Here's the catch nobody puts on the tourism brochure: hosting doesn't mean owning the revenue. FIFA runs the show, and FIFA keeps the crown jewels. In 2026, the organisation expects to pull in roughly $8.9 billion — and the breakdown is telling:
| Revenue Source | Share of Revenue | Projected Revenue ($ million) |
|---|---|---|
| Television broadcasting rights | 44% | 3,925 |
| Hospitality rights & ticket sales | 34% | 3,017 |
| Marketing rights | 20% | 1,786 |
| Licensing rights | 1% | 111 |
| Other revenue & income | 1% | 72 |
Ticket sales alone are getting a serious upgrade this year. For the first time ever, FIFA has introduced dynamic pricing; tickets that behave like airline seats, climbing in price as demand climbs with them.
The results are already eye-watering. A hospitality package for the New York/New Jersey venue can run as high as $73,200. The priciest ticket for the July 19 final at MetLife Stadium was listed around $71,373. Even the cheapest general admission seat starts near $10,000 — roughly ten times what fans paid for the cheapest Qatar 2022 final ticket.
Put another way: that "cheap" final ticket costs about 1.77 months of the average New York mortgage payment, or 1.49 months of the average city rent.
The world cup definitely stacks up; the multi-city sprawl, the month-long runtime, the truly global audience. It's less a sporting event and more a travelling economic ecosystem.

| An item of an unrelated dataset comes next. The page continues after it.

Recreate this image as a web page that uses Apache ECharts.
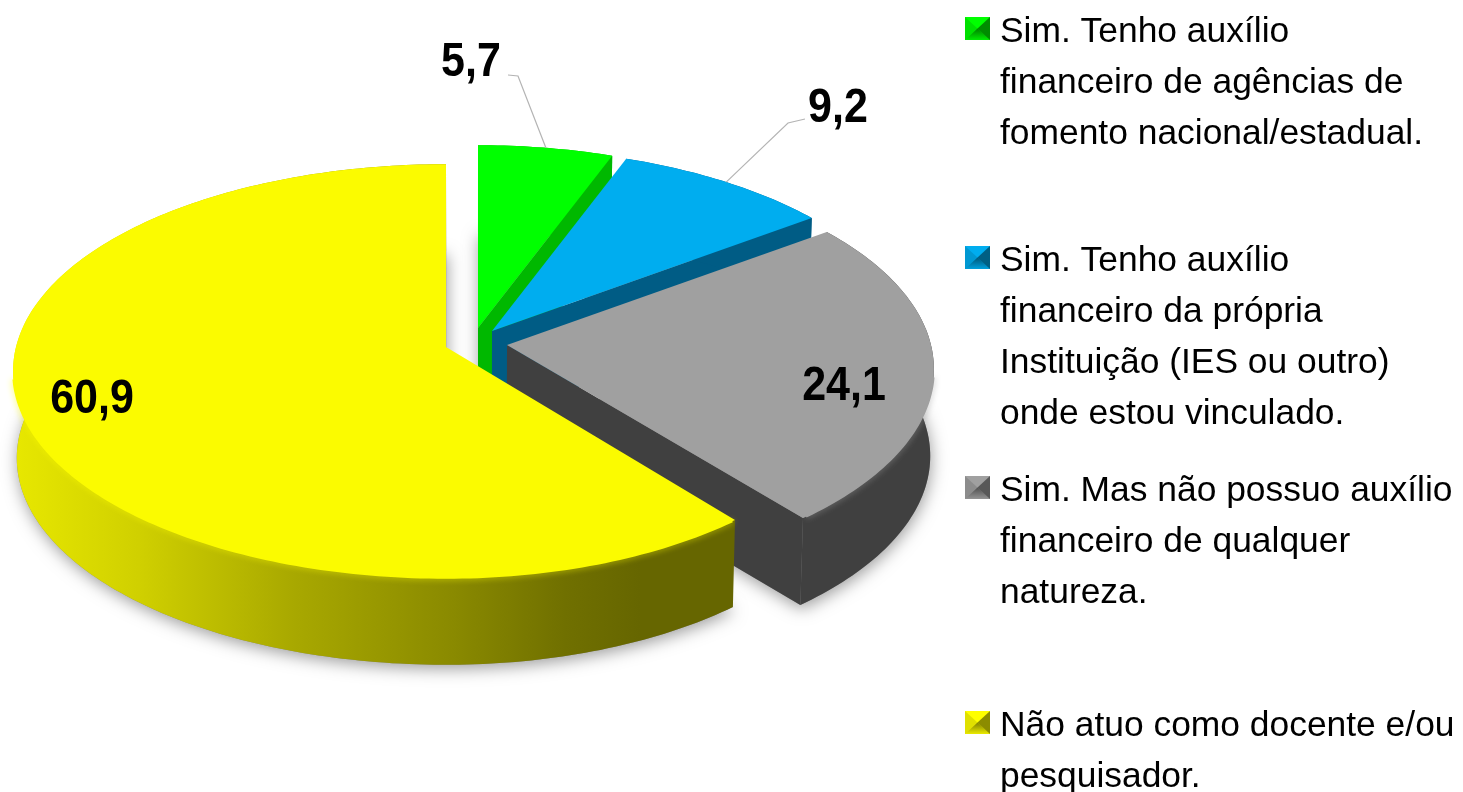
<!DOCTYPE html>
<html>
<head>
<meta charset="utf-8">
<style>
  html, body { margin: 0; padding: 0; background: #fff; }
  #chart { width: 1463px; height: 792px; }
</style>
<script src="https://cdn.jsdelivr.net/npm/echarts@6/dist/echarts.min.js"></script>
</head>
<body>
<div id="chart"></div>
<script>
// dados
const categories = [
  'Sim. Tenho auxílio\nfinanceiro de agências de\nfomento nacional/estadual.',
  'Sim. Tenho auxílio\nfinanceiro da própria\nInstituição (IES ou outro)\nonde estou vinculado.',
  'Sim. Mas não possuo auxílio\nfinanceiro de qualquer\nnatureza.',
  'Não atuo como docente e/ou\npesquisador.'
];
const values = [5.7, 9.2, 24.1, 60.9];
const valueLabels = ['5,7', '9,2', '24,1', '60,9'];

// estilo de cada fatia
const topColors = ['#00ff00', '#00adef', '#a0a0a0', '#fbfb00'];
const sideColors = ['#00b800', '#005c85', '#404040', '#666600'];
const apexes = [[478, 328], [492, 331], [507, 345], [446, 347]];
const rightRadius = [424, 424, 424, 414];
const labelCenters = [[471, 63], [838, 109], [844, 387], [92, 400]];
const leaderElbows = [[[518, 76], [508, 75]], [[788, 123], [805, 119]], null, null];
const legendTops = [32, 261, 491, 726];

// perspectiva do disco
const RX_LEFT = 430, RY = 204, K = 0.116, DEPTH = 87, VANISH_X = 475, BOTTOM_SCALE = 0.992;

function project(i, deg, r, drop) {
  const apex = apexes[i];
  const a = deg * Math.PI / 180;
  const u = r * Math.sin(a), v = -r * Math.cos(a);
  const d = 1 / (1 - K * v);
  let x = apex[0] + (u > 0 ? rightRadius[i] : RX_LEFT) * u * d;
  let y = apex[1] + RY * v * d;
  if (drop) {
    x = VANISH_X + (x - VANISH_X) * BOTTOM_SCALE;
    y += DEPTH;
  }
  return [x, y];
}

function arcPoints(i, from, to, drop) {
  const pts = [];
  const n = Math.max(2, Math.ceil(to - from));
  for (let s = 0; s <= n; s++) pts.push(project(i, from + (to - from) * s / n, 1, drop));
  return pts;
}

const total = values.reduce((s, v) => s + v, 0);
const yellowWall = new echarts.graphic.LinearGradient(13, 0, 640, 0, [
  { offset: 0, color: '#e8e800' },
  { offset: 0.2, color: '#d0d000' },
  { offset: 0.45, color: '#a8a800' },
  { offset: 0.7, color: '#8a8a00' },
  { offset: 0.88, color: '#707000' },
  { offset: 1, color: '#666600' }
], true);

function renderSlice(params, api) {
  const i = params.dataIndex;
  const before = values.slice(0, i).reduce((s, v) => s + v, 0);
  const from = before / total * 360;
  const to = (before + api.value(0)) / total * 360;
  const base = 10 + i * 10;
  const wallFill = i === 3 ? yellowWall : sideColors[i];
  const top = arcPoints(i, from, to, false);
  const bottom = arcPoints(i, from, to, true);
  const children = [];

  // sombra no chão, por baixo de tudo
  children.push({
    type: 'polygon', z2: 1,
    shape: { points: [project(i, 0, 0, true)].concat(bottom) },
    style: { fill: '#888', shadowBlur: 16, shadowColor: 'rgba(0,0,0,0.38)', shadowOffsetX: 1, shadowOffsetY: 4 }
  });

  // face radial visível
  if (to < 180) {
    children.push({
      type: 'polygon', z2: base,
      shape: { points: [project(i, to, 0, false), project(i, to, 1, false), project(i, to, 1, true), project(i, to, 0, true)] },
      style: { fill: sideColors[i] }
    });
  }
  // parede externa
  children.push({
    type: 'polygon', z2: base + 1,
    shape: { points: top.concat(bottom.slice().reverse()) },
    style: { fill: wallFill }
  });
  // brilho na borda da frente
  const rim = [];
  for (let deg = Math.ceil(from); deg <= to; deg++) {
    const c = Math.cos(deg * Math.PI / 180);
    if (c < -0.15) rim.push(project(i, deg, 1, false));
  }
  if (rim.length > 1) {
    children.push({
      type: 'polyline', z2: base + 2,
      shape: { points: rim },
      style: { fill: null, stroke: topColors[i], lineWidth: 2, shadowBlur: 6, shadowColor: topColors[i] }
    });
  }
  // tampo
  children.push({
    type: 'polygon', z2: base + 3,
    shape: { points: [project(i, from, 0, false)].concat(top) },
    style: { fill: topColors[i] }
  });

  // linha guia
  if (leaderElbows[i]) {
    const mid = project(i, (from + to) / 2, 1, false);
    children.push({
      type: 'polyline', z2: 90,
      shape: { points: [mid].concat(leaderElbows[i]) },
      style: { fill: null, stroke: '#b4b4b4', lineWidth: 1.2 }
    });
  }
  // rótulo
  children.push({
    type: 'text', z2: 100,
    x: labelCenters[i][0], y: labelCenters[i][1], scaleY: 1.12,
    style: {
      text: valueLabels[i], fill: '#000',
      font: 'bold 43px "Liberation Sans"', textAlign: 'center', textVerticalAlign: 'middle'
    }
  });
  return { type: 'group', children };
}

// legenda: quadrado chanfrado + texto
const legendItems = [];
categories.forEach(function (name, i) {
  const x = 965, y = legendTops[i] - 15, w = 25, h = 23;
  const cx = x + w / 2, cy = y + h / 2;
  const tl = [x, y], tr = [x + w, y], br = [x + w, y + h], bl = [x, y + h], c = [cx, cy];
  const solid = topColors[i] === '#fbfb00' ? '#ffff00' : topColors[i];
  legendItems.push({ type: 'rect', shape: { x, y, width: w, height: h }, style: { fill: solid } });
  legendItems.push({ type: 'polygon', shape: { points: [tl, bl, c] }, style: { fill: 'rgba(0,0,0,0.12)' } });
  legendItems.push({ type: 'polygon', shape: { points: [tr, br, c] }, style: { fill: 'rgba(0,0,0,0.45)' } });
  legendItems.push({
    type: 'polygon', shape: { points: [bl, br, c] },
    style: { fill: new echarts.graphic.LinearGradient(0, 0, 0, 1, [
      { offset: 0, color: 'rgba(0,0,0,0.5)' },
      { offset: 1, color: 'rgba(0,0,0,0.08)' }
    ]) }
  });
  legendItems.push({
    type: 'text', x: 1000, y: legendTops[i] - 25.5,
    style: {
      text: name, fill: '#000', lineHeight: 51,
      font: '35.4px "Liberation Sans"', textAlign: 'left', textVerticalAlign: 'top'
    }
  });
});

const chart = echarts.init(document.getElementById('chart'));
chart.setOption({
  animation: false,
  backgroundColor: '#fff',
  graphic: { elements: legendItems },
  series: [{
    type: 'custom',
    coordinateSystem: 'none',
    silent: true,
    renderItem: renderSlice,
    data: values
  }]
});
</script>
</body>
</html>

| Tournament / Event (Host Country) | Host Country Net Economic Impact |
|---|---|
| Paris 2024 Olympic Games (France) | $9.7 billion |
| ICC Cricket World Cup 2023 (India) | $1.39 billion |
| Rugby World Cup 2023 (France) | $0.95 billion |
| F1 Las Vegas Grand Prix 2024 (United States) | $0.55 billion |
Hosting the World Cup isn't the guaranteed jackpot the highlight reels make it look like; but it isn't a bad deal either. FIFA takes the lion's share of the glamorous revenue, but the US still walks away with real tourism dollars, real tax receipts, and infrastructure it already owned rather than debt it had to build.
Maybe that's the real scoreboard here: not how much money flows through during the tournament, but what's still standing; and still paying dividends; long after the final whistle blows.